HANCOCK COUNTY, Maine — The Federal Emergency Management Agency, FEMA, is awarding $1.2 million grant to help towns in Hancock County recruit and retain volunteer firefighters.
According to the U.S. Fire Administration, 93 percent of Maine's fire departments heavily rely on volunteers, but some towns struggle to find people to fill those roles.
"It's imperative we build a system that supports these volunteers and get them what they need in order to be successful," Ellsworth Fire Chief Scott Guillerault said.
Ellsworth, Dedham, Hancock, Lamoine, Mariaville, Orland, and Trenton will collaborate to create a program aimed to increase the number of volunteers in their departments.

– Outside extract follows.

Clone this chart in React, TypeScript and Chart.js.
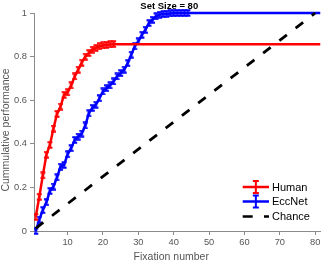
import React, { useEffect, useRef } from "react";
import { Chart, registerables } from "chart.js";

Chart.register(...registerables);

const titleText = "Set Size = 80";
const xTitle = "Fixation number";
const yTitle = "Cummulative performance";

const humanLabel = "Human";
const eccLabel = "EccNet";
const chanceLabel = "Chance";

const humanX = [1, 2, 3, 4, 5, 6, 7, 8, 9, 10, 11, 12, 13, 14, 15, 16, 17, 18, 19, 20, 21, 22, 23];
const humanY = [0.065, 0.157, 0.255, 0.35, 0.395, 0.47, 0.537, 0.571, 0.625, 0.636, 0.668, 0.709, 0.74, 0.772, 0.8, 0.816, 0.832, 0.84, 0.847, 0.851, 0.854, 0.856, 0.857];

const eccX = [1, 2, 3, 4, 5, 6, 7, 8, 9, 10, 11, 12, 13, 14, 15, 16, 17, 18, 19, 20, 21, 22, 23, 24, 25, 26, 27, 28, 29, 30, 31, 32, 33, 34, 35, 36, 37, 38, 39, 40, 41, 42, 43, 44];
const eccY = [0, 0.052, 0.096, 0.132, 0.184, 0.204, 0.246, 0.295, 0.303, 0.352, 0.38, 0.418, 0.433, 0.447, 0.484, 0.54, 0.565, 0.579, 0.609, 0.64, 0.655, 0.668, 0.686, 0.709, 0.724, 0.74, 0.77, 0.809, 0.847, 0.87, 0.9, 0.923, 0.954, 0.969, 0.985, 0.992, 0.995, 0.997, 0.998, 0.999, 1, 1, 1, 1];

const chanceX = [1, 80];
const chanceY = [0.0125, 1];

const xMin = 0.5;
const xMax = 81.5;
const yMin = 0;
const yMax = 1;
const xTicks = [10, 20, 30, 40, 50, 60, 70, 80];
const yTicks = [0, 0.2, 0.4, 0.6, 0.8, 1];
const yTickLabels = ["0", "0.2", "0.4", "0.6", "0.8", "1"];

const FONT = '"Liberation Sans", Arial, Helvetica, sans-serif';
const RED = "#ff0000";
const BLUE = "#0000ff";
const AXIS = "#8a8a8a";
const TEXT = "#555555";

function makeMarker(color: string): HTMLCanvasElement {
  const c = document.createElement("canvas");
  c.width = 7;
  c.height = 8;
  const g = c.getContext("2d")!;
  g.strokeStyle = color;
  g.lineWidth = 2;
  g.beginPath();
  g.moveTo(3.5, 0.5);
  g.lineTo(3.5, 7.5);
  g.moveTo(1, 1.2);
  g.lineTo(6, 1.2);
  g.moveTo(1, 6.8);
  g.lineTo(6, 6.8);
  g.stroke();
  return c;
}

export default function App() {
  const ref = useRef<HTMLCanvasElement | null>(null);

  useEffect(() => {
    document.body.style.margin = "0";
    const canvas = ref.current;
    if (!canvas) return;

    const humanData = humanX.map((x, i) => ({ x, y: humanY[i] }));
    humanData.push({ x: xMax, y: humanY[humanY.length - 1] });
    const eccData = eccX.map((x, i) => ({ x, y: eccY[i] }));
    eccData.push({ x: xMax, y: eccY[eccY.length - 1] });
    const chanceData = chanceX.map((x, i) => ({ x, y: chanceY[i] }));

    const redMarker = makeMarker(RED);
    const blueMarker = makeMarker(BLUE);

    const textPlugin = {
      id: "customText",
      afterDraw(chart: any) {
        const ctx = chart.ctx as CanvasRenderingContext2D;
        const a = chart.chartArea;
        ctx.save();
        // title
        ctx.fillStyle = "#000";
        ctx.font = `bold 9.5px ${FONT}`;
        ctx.textAlign = "center";
        ctx.textBaseline = "alphabetic";
        ctx.fillText(titleText, (a.left + a.right) / 2 - 8, 8.7);
        // x title
        ctx.fillStyle = TEXT;
        ctx.font = `10.5px ${FONT}`;
        ctx.fillText(xTitle, (a.left + a.right) / 2 - 6, 259.5);
        // y title
        ctx.save();
        ctx.translate(9, (a.top + a.bottom) / 2 + 8);
        ctx.rotate(-Math.PI / 2);
        ctx.fillText(yTitle, 0, 0);
        ctx.restore();

        // legend
        const rows = [
          { label: humanLabel, color: RED, dash: false, y: 187 },
          { label: eccLabel, color: BLUE, dash: false, y: 201.5 },
          { label: chanceLabel, color: "#000", dash: true, y: 216.5 },
        ];
        const lx0 = 242.7;
        const lx1 = 269;
        for (const r of rows) {
          ctx.strokeStyle = r.color;
          ctx.lineWidth = 2.5;
          ctx.lineCap = "butt";
          ctx.setLineDash(r.dash ? [10, 11.3] : []);
          ctx.beginPath();
          ctx.moveTo(lx0, r.y);
          ctx.lineTo(lx1, r.y);
          ctx.stroke();
          ctx.setLineDash([]);
          if (!r.dash) {
            const cx = (lx0 + lx1) / 2;
            ctx.lineWidth = 2;
            ctx.beginPath();
            ctx.moveTo(cx, r.y - 6);
            ctx.lineTo(cx, r.y + 6);
            ctx.moveTo(cx - 3, r.y - 6);
            ctx.lineTo(cx + 3, r.y - 6);
            ctx.moveTo(cx - 3, r.y + 6);
            ctx.lineTo(cx + 3, r.y + 6);
            ctx.stroke();
          }
          ctx.fillStyle = "#000";
          ctx.font = `11px ${FONT}`;
          ctx.textAlign = "left";
          ctx.textBaseline = "middle";
          ctx.fillText(r.label, 272, r.y + 0.5);
        }
        ctx.restore();
      },
    };

    const clip = { left: 0, top: 4, right: 0, bottom: 4 };

    const chart = new Chart(canvas, {
      type: "line",
      data: {
        datasets: [
          {
            label: chanceLabel,
            data: chanceData,
            borderColor: "#000",
            borderWidth: 2.8,
            borderDash: [9.5, 11],
            pointRadius: 0,
            clip,
          } as any,
          {
            label: humanLabel,
            data: humanData,
            borderColor: RED,
            backgroundColor: RED,
            borderWidth: 2.5,
            pointStyle: redMarker as any,
            pointRadius: (c: any) => (c.dataIndex < humanY.length ? 3 : 0),
            clip,
          } as any,
          {
            label: eccLabel,
            data: eccData,
            borderColor: BLUE,
            backgroundColor: BLUE,
            borderWidth: 2.5,
            pointStyle: blueMarker as any,
            pointRadius: (c: any) => (c.dataIndex < eccY.length ? 3 : 0),
            clip,
          } as any,
        ],
      },
      options: {
        animation: false,
        responsive: false,
        events: [],
        layout: { padding: { top: 13, right: 1, left: 0, bottom: 0 } },
        plugins: {
          legend: { display: false },
          tooltip: { enabled: false },
          title: { display: false },
        },
        elements: { line: { tension: 0 } },
        scales: {
          x: {
            type: "linear",
            min: xMin,
            max: xMax,
            afterFit: (s: any) => {
              s.height = 30;
            },
            afterBuildTicks: (s: any) => {
              s.ticks = xTicks.map((v) => ({ value: v }));
            },
            ticks: {
              font: { family: FONT, size: 9.3 },
              color: TEXT,
              padding: 2,
              maxRotation: 0,
              autoSkip: false,
              callback: (v: any) => String(v),
            },
            grid: { drawOnChartArea: false, tickLength: 4, color: AXIS, lineWidth: 1 },
            border: { color: AXIS, width: 1 },
          },
          y: {
            type: "linear",
            min: yMin,
            max: yMax,
            afterFit: (s: any) => {
              s.width = 34;
            },
            afterBuildTicks: (s: any) => {
              s.ticks = yTicks.map((v) => ({ value: v }));
            },
            ticks: {
              font: { family: FONT, size: 9.3 },
              color: TEXT,
              padding: 3,
              autoSkip: false,
              callback: (v: any) => {
                const i = yTicks.indexOf(v);
                return i >= 0 ? yTickLabels[i] : "";
              },
            },
            grid: { drawOnChartArea: false, tickLength: 4, color: AXIS, lineWidth: 1 },
            border: { color: AXIS, width: 1 },
          },
        },
      } as any,
      plugins: [textPlugin],
    });

    return () => chart.destroy();
  }, []);

  return (
    <div style={{ width: 327, height: 261 }}>
      <canvas ref={ref} width={327} height={261} style={{ display: "block" }} />
    </div>
  );
}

The goal is to recruit and train 80 volunteers from all seven communities over the next four years, Guillerault said.
"If we don't have volunteers, we don't have firefighters, and if we don't have firefighters, we can't respond," Naomi Graychase, Orland volunteer firefighter, said.
Ellsworth has a handful of paid firefighters on staff, but departments like Orland runs on volunteers.
Orland's Fire Chief Bobby Conary works full time at Hancock County's 911 dispatch center. But he said he has to leave work a couple times a month to respond to a call.
"I've left from here, my paying job, using vacation time to respond to calls where I've actually got to my fire station and driven a truck to the scene because we just didn't have a lot of people available," Conary said.
Guillerault said this grant will benefit all seven towns, as oftentimes towns need to send mutual aid.
"We rely on the communities that surround us to come and help us to back us up for our manpower, so it's twofold," Guillerault said. "We build up our volunteer base to help our firefighters here at the station, but we also build those volunteer forces in the communities that surround Ellsworth because not only are we going to them, they're coming to us."